The Pre-Read and Pre-Work Mandate
For any necessary sync meeting, the first 80% of the work should be done async. Distribute a pre-read document (using the DRI memo or proposal format) at least 24 hours in advance. The agenda must include specific questions to be answered. Require attendees to add their comments, questions, and feedback to the doc *before* the meeting. The live meeting then becomes a focused discussion on the most contentious or complex points that emerged from the async pre-work, rather than a meandering information download.
The Async-Only Meeting
For certain meeting types—like weekly updates, project reviews, or lightweight retrospectives—consider eliminating the live event entirely. Use a structured template in a shared doc or a tool like Geekbot in Slack. Team members fill out their sections by a deadline. The facilitator then synthesizes key themes, action items, and decisions, and posts a summary. This transforms a potential 60-minute meeting for 10 people (600 person-minutes) into 10-15 minutes of individual writing and 5 minutes of reading a summary.
Cultivating Culture and Connection Async-First
A common fear is that async work kills team spirit. On the contrary, it can foster a more intentional and inclusive culture.
Virtual Watercoolers and Interest Channels
Create dedicated, low-pressure spaces for non-work interaction. A #pets channel, a #what-im-reading thread, or a #weekend-plans Friday post. Use bots to run async games like trivia or "two truths and a lie." The key is that participation is optional and never mandatory, allowing organic connections to form without the forced fun of a virtual happy hour.
Celebrating Wins Publicly and Asynchronously
Recognition should not be confined to all-hands meetings. Establish a #wins or #kudos channel where anyone can shout out a colleague's contribution. When a project milestone is hit, the DRI can post the celebratory memo or video. This creates a permanent record of achievement that team members can revisit, fostering a sense of progress and shared accomplishment that is visible to all, regardless of their schedule.

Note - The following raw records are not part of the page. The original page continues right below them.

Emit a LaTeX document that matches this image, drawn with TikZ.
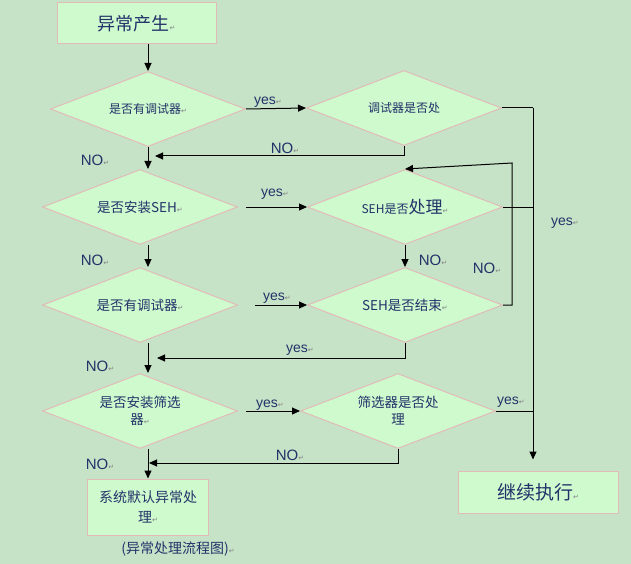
\documentclass[tikz,border=0pt]{standalone}
\usepackage{fontspec}
\setmainfont{Liberation Sans}
\newfontfamily\cjk{Noto Sans CJK SC}
\newfontfamily\symf{DejaVu Sans}
\usetikzlibrary{shapes.geometric,arrows.meta}

\definecolor{bg}{RGB}{199,227,199}
\definecolor{boxfill}{RGB}{206,250,206}
\definecolor{boxline}{RGB}{226,186,184}
\definecolor{ink}{RGB}{35,50,105}
\definecolor{retgray}{RGB}{130,130,130}
\newcommand{\retmark}{{\symf\fontsize{7}{7}\selectfont\textcolor{retgray}{↵}}}

\tikzset{
  flowbox/.style={draw=boxline,fill=boxfill,line width=1pt,inner sep=0pt,text=ink,align=center},
  decision/.style={diamond,draw=boxline,fill=boxfill,line width=1pt,inner sep=0pt,aspect=2.6,
    minimum width=195pt,minimum height=75pt,text=ink,align=center,
    font=\cjk\fontsize{13.5}{17}\selectfont},
  arr/.style={-{Triangle[length=8pt,width=7pt]},line width=1pt},
  lin/.style={line width=1pt},
  lbl/.style={text=ink,inner sep=0pt,font=\fontsize{14}{14}\selectfont},
}

\begin{document}
\begin{tikzpicture}[x=1pt,y=-1pt]
  \fill[bg] (0,0) rectangle (631,564);
  \useasboundingbox (0,0) rectangle (631,564);

  % boxes
  \node[flowbox,minimum width=159pt,minimum height=41pt,font=\cjk\fontsize{18}{18}\selectfont]
    (start) at (136.5,23.5) {异常产生\retmark};
  \node[flowbox,minimum width=121pt,minimum height=56pt,font=\cjk\fontsize{14}{20}\selectfont]
    (def) at (148,507) {系统默认异常处\\理\retmark};
  \node[flowbox,minimum width=160pt,minimum height=42pt,font=\cjk\fontsize{19}{19}\selectfont]
    (cont) at (538,492) {继续执行\retmark};

  % decisions
  \node[decision,font=\cjk\fontsize{12}{14}\selectfont] (dbg1) at (148,109) {是否有调试器\retmark};
  \node[decision,font=\cjk\fontsize{12}{14}\selectfont] (dbgh) at (404,108) {调试器是否处};
  \node[decision] (seh) at (140,207) {是否安装SEH\retmark};
  \node[decision,font=\cjk\fontsize{12}{14}\selectfont] (sehh) at (405,207) {SEH是否{\fontsize{17}{17}\selectfont 处理}\retmark};
  \node[decision] (dbg2) at (140,305) {是否有调试器\retmark};
  \node[decision] (sehend) at (405,305) {SEH是否结束\retmark};
  \node[decision] (flt) at (140,411) {是否安装筛选\\器\retmark};
  \node[decision] (flth) at (398,411) {筛选器是否处\\理};

  \node[text=ink,inner sep=0pt,font=\cjk\fontsize{14}{14}\selectfont] (cap) at (178,549) {(异常处理流程图)\retmark};

  % main line
  \draw[arr] (dbg1.north |- start.south) -- (dbg1.north);
  \draw[arr] (dbg1.south) -- (dbg1.south |- seh.north);
  \draw[arr] (dbg1.south |- seh.south) -- (dbg1.south |- dbg2.north);
  \draw[arr] (dbg1.south |- dbg2.south) -- (dbg1.south |- flt.north);
  \draw[arr] (dbg1.south |- flt.south) -- (dbg1.south |- def.north);

  % to the right
  \draw[arr] (dbg1.east) -- (dbgh.west);
  \draw[arr,shorten <=8pt] (seh.east) -- (sehh.west);
  \draw[arr,shorten <=17pt] (dbg2.east) -- (sehend.west);
  \draw[arr,shorten <=8pt] (flt.east) -- (flth.west);
  \draw[arr] (sehh.south) -- (sehend.north);

  % back to the main line
  \coordinate (back1) at (155,156);
  \coordinate (back2) at (157,358);
  \coordinate (back3) at (149,463);
  \draw[arr] (dbgh.south) |- (back1);
  \draw[arr] (sehend.south) |- (back2);
  \draw[arr] (flth.south) |- (back3);

  % SEH loop
  \coordinate (loop) at (512,163);
  \draw[arr] (sehend.east) -| (loop) -- (sehh.north);

  % handled: go on
  \coordinate (rt) at (533,108);
  \draw[lin] (dbgh.east) -- (rt);
  \draw[lin] (sehh.east) -- (sehh.east -| rt);
  \draw[lin] (flth.east) -- (flth.east -| rt);
  \draw[arr,shorten >=11pt] (rt) -- (rt |- cont.north);

  % labels
  \foreach \x/\y [count=\i] in {95/160,95/260,100/366,100/464,285/148,433/260,487/268,290/455}
    \node[lbl,font=\fontsize{15}{15}\selectfont] (no\i) at (\x,\y) {NO\retmark};
  \foreach \x/\y [count=\i] in {268/102,275/194,277/298,300/350,270/405,511/402,565/223}
    \node[lbl] (yes\i) at (\x,\y) {yes\retmark};
\end{tikzpicture}
\end{document}
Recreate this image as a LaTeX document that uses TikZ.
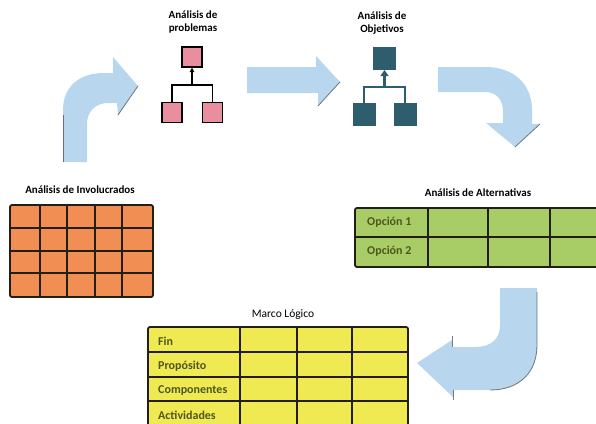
\documentclass[tikz,border=0pt]{standalone}
\usepackage{fontspec}
\setmainfont{Carlito}
\usetikzlibrary{arrows.meta}
\definecolor{arrowblue}{RGB}{184,214,238}
\definecolor{pinkfill}{RGB}{232,142,158}
\definecolor{tealfill}{RGB}{46,94,110}
\definecolor{orangecell}{RGB}{240,142,84}
\definecolor{greencell}{RGB}{168,204,102}
\definecolor{yellowcell}{RGB}{240,234,82}
\definecolor{gridline}{RGB}{35,30,20}
\definecolor{celltext}{RGB}{78,88,30}
\begin{document}
\begin{tikzpicture}[x=1pt,y=-1pt,
  title/.style={font=\fontsize{11}{12.5}\selectfont\bfseries, align=center, text=black, inner sep=0},
  titlereg/.style={font=\fontsize{11.5}{13}\selectfont, align=center, text=black, inner sep=0},
  celltxt/.style={font=\fontsize{12}{14}\selectfont\bfseries, text=celltext, anchor=west, inner sep=0},
  blockarrow/.style={fill=arrowblue},
  edgeshade/.style={draw=gray!55!black, line width=0.8pt, opacity=0.7},
  pbox/.style={draw=black, fill=pinkfill, line width=1.2pt, minimum width=20pt, minimum height=20pt, inner sep=0},
  tbox/.style={draw=tealfill, fill=tealfill, line width=1pt, minimum width=22pt, minimum height=22pt, inner sep=0},
  pline/.style={draw=black, line width=1.2pt},
  tline/.style={draw=tealfill, line width=2.4pt},
  gridframe/.style={draw=gridline, line width=1.8pt, rounded corners=2pt},
  gridrule/.style={draw=gridline, line width=1.6pt}
]
\useasboundingbox (0,0) rectangle (596,423);
\clip (0,0) rectangle (596,423);

% ---------- blue block arrows ----------
% arrow 1 (up then right)
\path[blockarrow] (63,162) -- (63,110) .. controls (63,86) and (80,73) .. (104,73) -- (113,73)
  -- (113,57) -- (138,86) -- (118,115) -- (117,103) -- (108,103)
  .. controls (96,103) and (87,111) .. (87,124) -- (87,162) -- cycle;
\draw[edgeshade] (138,86) -- (118,115);
\draw[edgeshade] (63,115) -- (63,162);
% arrow 2 (straight right)
\path[blockarrow] (247,67) -- (316,67) -- (316,56) -- (340,82) -- (318,106) -- (318,93) -- (247,93) -- cycle;
\draw[edgeshade] (340,82) -- (318,106);
% arrow 3 (right then down)
\path[blockarrow] (438,67) -- (485,67) .. controls (515,67) and (532,85) .. (532,110) -- (532,124)
  -- (540,124) -- (515,147) -- (486,123) -- (503,123) -- (503,112)
  .. controls (503,100) and (497,92) .. (485,92) -- (438,92) -- cycle;
\draw[edgeshade] (540,124) -- (515,147);
% arrow 4 (down then left)
\path[blockarrow] (500,288) -- (537,288) -- (537,345) .. controls (537,372) and (520,390) .. (490,390)
  -- (453,390) -- (453,397) -- (417,363) -- (452,340) -- (452,347) -- (475,347)
  .. controls (490,347) and (500,340) .. (500,325) -- cycle;
\draw[edgeshade] (537,292) -- (537,345) .. controls (537,372) and (520,390) .. (490,390);
\draw[edgeshade] (452,336) -- (452,347);
\draw[edgeshade] (453,390) -- (453,400);

% ---------- Analisis de problemas ----------
\node[title] (tprob) at (193,22) {Análisis de\\problemas};
\node[pbox] (pt) at (192,57) {};
\node[pbox] (pl) at (172,112.5) {};
\node[pbox] (pr) at (212.5,112.5) {};
\coordinate (pj) at (192,85);
\draw[pline] (pl.north) |- (pj) -| (pr.north);
\draw[pline, -{Triangle[length=4.5pt,width=4.5pt]}] (pj) -- (pt.south);

% ---------- Analisis de Objetivos ----------
\node[title] (tobj) at (382,23) {Análisis de\\Objetivos};
\node[tbox] (ot) at (384.5,58.5) {};
\node[tbox] (ol) at (364,114.5) {};
\node[tbox] (or) at (405,114.5) {};
\coordinate (oj) at (384.5,87);
\draw[tline] (ol.north) |- (oj) -| (or.north);
\draw[tline, -{Triangle[length=6pt,width=8pt]}] (oj) -- (ot.south);

% ---------- Analisis de Involucrados ----------
\node[title] (tinv) at (80,190) {Análisis de Involucrados};
\path[fill=orangecell, rounded corners=2pt] (10,205) rectangle (153,297);
\foreach \x in {40,67,95,122} \draw[gridrule] (\x,205) -- (\x,297);
\foreach \y in {228,251,273} \draw[gridrule] (10,\y) -- (153,\y);
\draw[gridframe] (10,205) rectangle (153,297);

% ---------- Analisis de Alternativas ----------
\node[title] (talt) at (478,193) {Análisis de Alternativas};
\path[fill=greencell, rounded corners=2pt] (355,208) rectangle (610,267);
\foreach \x in {428,488,550} \draw[gridrule] (\x,208) -- (\x,267);
\draw[gridrule] (355,237) -- (610,237);
\draw[gridframe] (355,208) rectangle (610,267);
\node[celltxt] (op1) at (367,222.5) {Opción 1};
\node[celltxt] (op2) at (367,251) {Opción 2};

% ---------- Marco Logico ----------
\node[titlereg] (tml) at (283,315) {Marco Lógico};
\path[fill=yellowcell, rounded corners=2pt] (148,327) rectangle (408,440);
\foreach \x in {240,297,352} \draw[gridrule] (\x,327) -- (\x,440);
\foreach \y in {352,377,401} \draw[gridrule] (148,\y) -- (408,\y);
\draw[gridframe] (148,327) rectangle (408,440);
\node[celltxt] (fin) at (158,341) {Fin};
\node[celltxt] (prop) at (158,366) {Propósito};
\node[celltxt] (comp) at (158,391) {Componentes};
\node[celltxt] (act) at (158,415) {Actividades};
\end{tikzpicture}
\end{document}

Tools and Technology Stack for the Async-First Team
Choosing the right tools is essential, but philosophy precedes technology. The stack should enable the protocols discussed above.
Core Pillars of the Async Stack
Your stack should support these functions: Documentation & Knowledge (Notion, Confluence, Coda); Project & Task Management (Asana, Jira, ClickUp); Communication (Slack, Teams, with clear norms); Collaborative Creation (Google Workspace, Figma, Miro); and Async Video/Audio (Loom, Voxer). The goal is integration and reducing context-switching. For instance, use Slack to notify about a new comment in Asana, not to have the entire project discussion.
Avoiding Tool Sprawl and Ensuring Adoption
More tools is not better. Start with one robust platform that can handle multiple functions (e.g., Notion for docs and projects) and add specialized tools only when a clear, painful gap emerges. Adoption is cultural. Leadership must use the tools consistently and as intended. Run regular, short async training sessions (using Loom videos) to share best practices and power-user tips discovered by team members.
Conclusion: Embracing the Async-First Mindset
Moving beyond video calls is not merely a tactical shift in tools; it's a strategic shift in mindset. It's a commitment to valuing deep work over constant availability, inclusive deliberation over loudest-in-the-room decision-making, and permanent knowledge over transient conversation. The transition requires intentionality, clear protocols, and patience. Start small: pick one recurring meeting to transform with async pre-work, or launch a pilot project using a strict async collaboration framework. Measure the outcomes—not just in productivity, but in team satisfaction and reduced burnout. In my work, the teams that master asynchronous collaboration don't just work remotely; they work better. They build a resilient, documented, and thoughtful workflow that turns the challenges of distance and time into unparalleled advantages.